The Mind & The Gut
You’ve probably often heard phrases that relate our feelings to our stomach or “gut”; “I feel sick to my stomach”, “that was gut wrenching” or “I have a gut feeling”. But did you know that the connection between our gut and our emotions is actually real?
Mental health problems are strongly associated with gastrointestinal symptoms such as heartburn, indigestion, bloating, pain, constipation, diarrhoea, and acid reflux. People with irritable bowel syndrome (IBS) — which affects your large intestine, or colon — frequently suffer from anxiety and depression.
What Is the gut and the gut microbiome?
Our “gut” is made up of our digestive system and includes organs such as the oesophagus, gallbladder, liver, pancreas, stomach and the small and large intestines.
Inside our digestive system there is a vast collection of microorganisms including bacteria, archaea, viruses, and fungi. The “microbiome” is the name given to all of the genes inside these microorganisms. We are all born with between 10 and 100 trillion microbial cells in our gut, which are vital to normal human health.
For example, the microbiota plays a role in a number of diseases and is important for nutrition, immunity, and it even affects our brain and behaviour. There’s still an awful lot that we don’t yet understand about what the gut microbiome does and there’s ongoing research into this very area. It’s estimated that we understand 10% at best of what the system can do
How the gut connects to our brains?
Your brain and your gut communicate both physically and chemically:
Physically, the vagus nerve connects your brain and gastrointestinal tract. This nerve oversees bodily functions, including digestion, mood, heart rate, and immune response.
The chemical connection is via hormones and neurotransmitters which send messages between the gut and the brain. The makeup of your gut microbiome can affect those chemical messages.
The digestive system is sensitive to emotion. Anger, anxiety, sadness, elation — all of these feelings (and others) can trigger symptoms in the gut.

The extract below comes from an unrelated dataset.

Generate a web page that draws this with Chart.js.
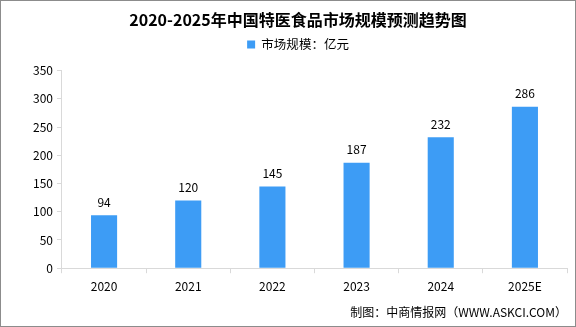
<!DOCTYPE html>
<html>
<head>
<meta charset="utf-8">
<script src="https://cdn.jsdelivr.net/npm/chart.js@4/dist/chart.umd.min.js"></script>
<style>
  html, body { margin: 0; padding: 0; background: #fff; }
  #wrap { width: 576px; height: 327px; box-sizing: border-box; border: 1px solid #8c8c8c; position: relative; }
  canvas { display: block; }
</style>
</head>
<body>
<div id="wrap"><canvas id="chart" width="574" height="325"></canvas></div>
<script>
const years = ['2020', '2021', '2022', '2023', '2024', '2025E'];
const marketSize = [94, 120, 145, 187, 232, 286];
const yTicks = [0, 50, 100, 150, 200, 250, 300, 350];

const font = '"Noto Sans CJK SC", "Liberation Serif", serif';

// draw the value on top of each bar
const valueLabels = {
    id: 'valueLabels',
    afterDatasetsDraw(chart) {
        const ctx = chart.ctx;
        const meta = chart.getDatasetMeta(0);
        ctx.save();
        ctx.font = '12px ' + font;
        ctx.fillStyle = '#000';
        ctx.textAlign = 'center';
        ctx.textBaseline = 'bottom';
        meta.data.forEach((bar, i) => {
            ctx.fillText(marketSize[i], bar.x, bar.y - 7);
        });
        ctx.restore();
    }
};

// empty box between legend and plot to leave some room
const spacer = {
    id: 'spacer',
    beforeInit(chart) {
        Chart.layouts.addBox(chart, {
            position: 'top',
            weight: 500,
            fullSize: true,
            options: {},
            isHorizontal() { return true; },
            update(maxWidth) { this.width = maxWidth; this.height = 10; },
            draw() {}
        });
    }
};

new Chart(document.getElementById('chart'), {
    type: 'bar',
    data: {
        labels: years,
        datasets: [{
            label: '市场规模：亿元',
            data: marketSize,
            backgroundColor: '#3d9cf5',
            barPercentage: 0.31,
            categoryPercentage: 1
        }]
    },
    options: {
        responsive: false,
        animation: false,
        layout: { padding: { left: 28, right: 8, top: 0, bottom: 0 } },
        plugins: {
            title: {
                display: true,
                text: '2020-2025年中国特医食品市场规模预测趋势图',
                color: '#000',
                font: { family: font, size: 16, weight: 'bold' },
                padding: { top: 9, bottom: 1 }
            },
            legend: {
                display: true,
                labels: {
                    color: '#000',
                    font: { family: font, size: 12.5 },
                    boxWidth: 8,
                    boxHeight: 8,
                    padding: 8
                }
            },
            subtitle: {
                display: true,
                position: 'bottom',
                align: 'end',
                text: '制图：中商情报网（WWW.ASKCI.COM）',
                color: '#000',
                font: { family: font, size: 12 },
                padding: { top: 6, bottom: 6 }
            },
            tooltip: { enabled: false }
        },
        scales: {
            x: {
                grid: { display: true, drawOnChartArea: false, color: '#d9d9d9', tickLength: 5 },
                border: { color: '#d9d9d9' },
                ticks: { color: '#000', font: { family: font, size: 12 }, padding: 6 }
            },
            y: {
                min: 0,
                max: 350,
                afterBuildTicks(axis) { axis.ticks = yTicks.map(v => ({ value: v })); },
                grid: { display: true, drawOnChartArea: false, color: '#d9d9d9', tickLength: 5 },
                border: { color: '#d9d9d9' },
                ticks: { color: '#000', font: { family: font, size: 12 }, padding: 4 }
            }
        }
    },
    plugins: [valueLabels, spacer]
});
</script>
</body>
</html>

You may have felt nauseous in certain stressful situations? Or has worry given you a funny tummy? This is because the brain has a direct effect on the stomach and intestines. For example, the very thought of eating can release the stomach's juices before food gets there. This connection goes both ways. A problem in the intestine can send signals to the brain, just as a troubled brain can send signals to the gut. Therefore, a person's stomach or intestinal distress can be the cause of or the result of anxiety, stress, or depression.
In recent years, researchers have found that the microbiome may play a role in autism, depression, dementia, schizophrenia, Alzheimer’s disease, and Parkinson’s disease.
How to look after my gut microbiome?
There is still a lot we don’t understand about the microbiome, but it is believed that changes in your diet can alter your gut microbiome, which can then impact your mental wellbeing. For example, according to the National Center for Complementary and Integrative Health, diet can have some positive influence on symptoms of hyperactivity, and neurodevelopmental disorders such as autism.
Taking care of your gut health starts with eating a balanced and nutritious diet. You’ll also need to eat a mix of foods containing prebiotics and probiotics.
Prebiotics: these help to feed the good bacteria in your gut. They can be found in high-fibre foods such as whole grains (barley, oats, quinoa, rye and wheat), fruit and vegetables including apples, asparagus, under-ripe bananas, berries, carrots, garlic, jicama, mangoes, onions, and tomatoes. For the most prebiotic benefit, eat these foods raw or lightly steamed.
Probiotics: these are live microorganisms that supply good bacteria to your gut. Fermented foods are high in probiotics. These include yoghurt with live or active cultures such as kefir as well as other fermented foods such as kimchi, kombucha, and sauerkraut.
Preserving your gut health also means avoiding unnecessary antibiotics, which kill both bad and good bacteria. Antibiotics are appropriate in the treatment of some bacterial infections, such as Strep throat and urinary tract infections. However, most common infections such as the common cold and flu are caused by viruses, are self-limiting and antibiotics will not have any effect on your symptoms. So make sure you’re not taking antibiotics when you don’t need them to help protect the delicate balance of bacteria in your gut microbiome.